Yes, when Indira Gandhi came back to power in 1980, she did not take back the advisors she had in the Emergency and pre-Emergency period. It was only on Nambiar’s advice that she inducted Kao, the founder of R&AW, as he Senior Intelligence Advisor in 1981 (I have reproduced the letter in my book0. She felt very comfortable with him. He had been the “uncle” who had taken care of Indira, and her education, as well as Kamala Nehru’s health, in Switzerland. When Kamala was severely ill, Nehru was given parole from jail to travel to Switzerland. But when he got there, Rajendra Prasad telegrammed to let him know that he had been elected President of the Indian National Congress, and asked him to come back. Nehru was conflicted, so he asked Nambiar to ask Kamala what she thought. Even before Nambiar could frame that question, Kamala told him that Nehru should go back to deal with the bigger challenge.
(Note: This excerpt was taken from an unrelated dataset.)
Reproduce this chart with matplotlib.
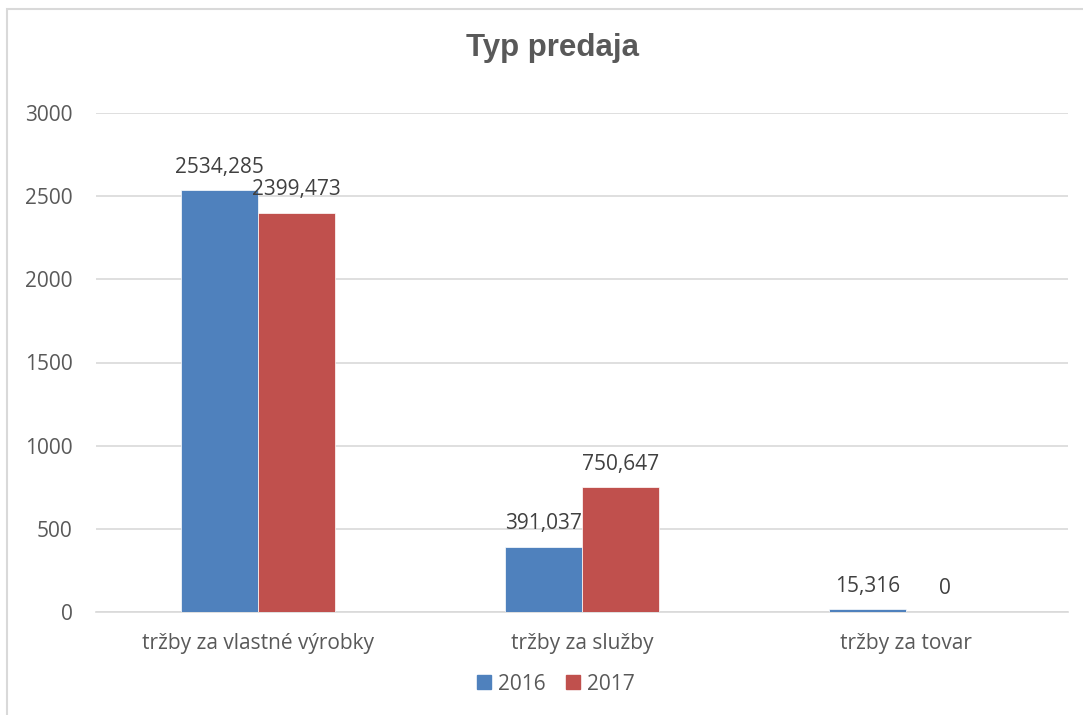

And Indira knew she could trust him explicitly. He had never misused his proximity to people in power. In fact it was only to Nambiar that Bose had revealed his date and way of departure from Germany to the Far East when all of British intelligence was targeting him. He took no advantage of being close to the biggest leaders of the Independence struggle, nor did he even write about them.

Is there anything you would like to end with?

You know, during Indira Gandhi’s time, I was tasked to look after Atal Behari Vajpayee, Bansi Lal and Balram Jakhar when they were visiting Paris for a parliamentarians conference. The first was leader of the opposition, the second was defence minister, and the last was the speaker of the Lok Sabha. For two days I was with them, and watched them tease and joke with each other. They might have been politically opposed, but they never allowed this to interfere with their human relationships. This was true of Nehru and Bose as well, and the great human link was Nambiar. All of them were involved in a great cause for the country. Today, though, it seems this generation needs reminding that you can maintain such relationships despite differences.